CDC working with partners on new rapid rabies test that could revolutionize testing and treatment

Test could lead to fewer unnecessary rabies shots
5 men from a rabies team in Haiti and a CDC vet stand with their gear looking at the camera

Another way CDC fights rabies is by training local teams who can go out and vaccinate dogs to protect them from rabies. Here, CDC Veterinarian Ryan Wallace (center) poses with a team of vaccinators in Haiti.

September 28 is World Rabies Day, a global day of action and awareness for rabies prevention. Rabies kills about 60,000 people annually, mostly in Africa and Asia. Rabies is nearly always fatal once symptoms appear, so identifying potential exposures and starting post-exposure treatment early is critical to a patient’s survival. One of the ways CDC is working to stop rabies is by collaborating with partners to develop, evaluate, and promote the use of a new rabies test that can more easily and precisely diagnose rabies infection in animals.

The new test, called LN34, is simpler and easier to use than tests that were previously available.  It can be run on the widely used PCR testing platform, whereas the current gold standard for rabies testing in animals — the direct fluorescent antibody, or DFA test — can only be interpreted by laboratory workers with special skills and a specific type of microscope.
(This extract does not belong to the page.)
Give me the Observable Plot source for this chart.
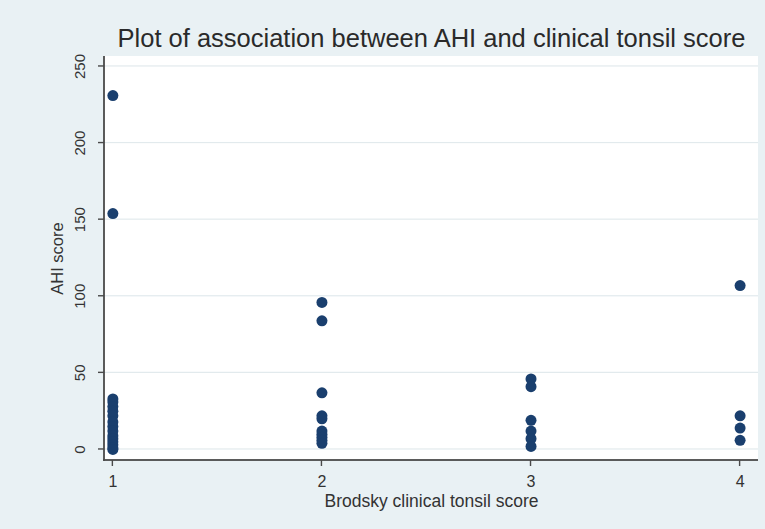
<!DOCTYPE html>
<html><head><meta charset="utf-8">
<script src="https://cdn.jsdelivr.net/npm/d3@7"></script>
<script src="https://cdn.jsdelivr.net/npm/@observablehq/plot@0.6"></script>
<style>body{margin:0;background:#e9f1f4;}</style>
</head><body><div id="chart"></div>
<script>
const titleText = "Plot of association between AHI and clinical tonsil score";
const xLabel = "Brodsky clinical tonsil score";
const yLabel = "AHI score";
const xTicks = [1, 2, 3, 4];
const yTicks = [0, 50, 100, 150, 200, 250];
const ahiTonsil1 = [231, 154, 33, 31, 28, 25, 22, 18, 15, 12, 9, 7, 5, 3, 1, 0];
const ahiTonsil2 = [96, 84, 37, 22, 20, 12, 10, 8, 6, 4];
const ahiTonsil3 = [46, 41, 19, 12, 7, 2];
const ahiTonsil4 = [107, 22, 14, 6];

const series = [ahiTonsil1, ahiTonsil2, ahiTonsil3, ahiTonsil4];
const data = series.flatMap((vals, i) => vals.map(v => ({score: xTicks[i], ahi: v})));

const font = "Liberation Sans, Arial, sans-serif";
const ink = "#333333";
const axisInk = "#4a4a4a";
const W = 765, H = 529;
// plot region (white area) in data units
const xMin = 0.96, xMax = 4.088, yMin = -7.2, yMax = 256.5;
// whole-SVG domains so the white region sits at 104..758 x 56..460 px
const pxX = 654 / (xMax - xMin);
const pxY = 404 / (yMax - yMin);
const xDom = [xMin - 104 / pxX, xMax + 7 / pxX];
const yDom = [yMin - 69 / pxY, yMax + 56 / pxY];
const xPx = 1 / pxX, yPx = 1 / pxY;
const xMid = (xMin + xMax) / 2, yMid = (yMin + yMax) / 2;

const chart = Plot.plot({
  width: W,
  height: H,
  margin: 0,
  x: {type: "linear", domain: xDom, axis: null},
  y: {type: "linear", domain: yDom, axis: null},
  marks: [
    Plot.rect([0], {x1: xMin, x2: xMax, y1: yMin, y2: yMax, fill: "white"}),
    Plot.rect(yTicks, {y1: d => d - 0.6 * yPx, y2: d => d + 0.6 * yPx, x1: xMin, x2: xMax, fill: "#e2eaed"}),
    // axis lines
    Plot.rect([xMin], {x1: d => d - 0.9 * xPx, x2: d => d + 0.9 * xPx, y1: yMin - 0.9 * yPx, y2: yMax, fill: axisInk}),
    Plot.rect([yMin], {y1: d => d - 0.9 * yPx, y2: d => d + 0.9 * yPx, x1: xMin - 0.9 * xPx, x2: xMax, fill: axisInk}),
    // tick marks
    Plot.rect(yTicks, {y1: d => d - 0.7 * yPx, y2: d => d + 0.7 * yPx, x1: xMin - 6 * xPx, x2: xMin, fill: axisInk}),
    Plot.rect(xTicks, {x1: d => d - 0.7 * xPx, x2: d => d + 0.7 * xPx, y1: yMin - 6 * yPx, y2: yMin, fill: axisInk}),
    Plot.text(yTicks, {x: xMin, y: d => d, text: d => String(d), dx: -24, rotate: -90, fontSize: 15, fontFamily: font, fill: ink}),
    Plot.text(xTicks, {x: d => d, y: yMin, text: d => String(d), dy: 21, fontSize: 16, fontFamily: font, fill: ink}),
    Plot.dot(data, {x: "score", y: "ahi", r: 5.5, fill: "#1a3f6e", stroke: "none"}),
    Plot.text([titleText], {x: xMid, y: yMax, dy: -10, fontSize: 25.5, fontFamily: font, lineAnchor: "bottom", fill: "#2a2a2a"}),
    Plot.text([yLabel], {x: xMin, y: yMid, dx: -47, rotate: -90, fontSize: 16.5, fontFamily: font, fill: ink}),
    Plot.text([xLabel], {x: xMid, y: yMin, dy: 41, fontSize: 17.5, fontFamily: font, fill: ink})
  ]
});
document.getElementById("chart").append(chart);
</script>
</body></html>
With the new LN34 test, doctors and patients can make better informed decisions about who needs treatment for rabies, and some people potentially exposed to rabies may be able to avoid the expensive regimen of shots needed to prevent the deadly disease.

After developing the test, CDC worked with staff at 14 laboratories worldwide to assess nearly 3,000 animal brain samples from the Americas, Europe, Africa, and Asia. The samples came from more than 60 mammal species that get rabies, including dogs, raccoons, skunks, foxes, and bats. Through this collaborative evaluation, CDC determined that the LN34 test is reliable and robust and could improve rabies diagnostics and surveillance. The studyExternal was the largest ever to validate the use of this type of test (a real-time RT-PCR) to diagnose rabies in animals.

Earlier this year, the World Organization for Animal Health (OIE) added PCR-based tests like LN34 to its standards Cdc-pdf[35 pages]External for primary rabies diagnosis in animals, meaning these tests can now be used as a stand-alone tool to confirm rabies rather than being used with the DFA test. The World Health Organization is considering adding PCR-based tests to its standards as well. CDC is now working with the Association of Public Health Laboratories to develop rabies testing guidance that could help clinicians and laboratory staff decide which tests to run in different scenarios to confirm rabies infection.

The LN34 has already started to improve rabies diagnostic capabilities in U.S. and international rabies laboratories, and CDC staff have partnered with international groups to conduct training on the use of the LN34 test. For example, CDC recently provided training at the Institute of Epidemiological Diagnosis and Reference in Mexico City at the request of the Pan American Health Organization. Additional rabies laboratories have requested support and more information about use of the LN34 assay.

Currently, testing facilities in many countries most affected by rabies are not able to easily rule out the disease in animals that have bitten someone. In these countries, equipment for DFA testing and rabies vaccine supplies are often held in centralized urban areas, several days’ travel from where someone is bitten – and rabies vaccine can cost several months’ salary. Having a quick, easy-to-run and accurate test like LN34 to tell if an animal that bit someone is rabid could help doctors decide whether someone needs preventive treatment, saving lives as well as families’ livelihoods.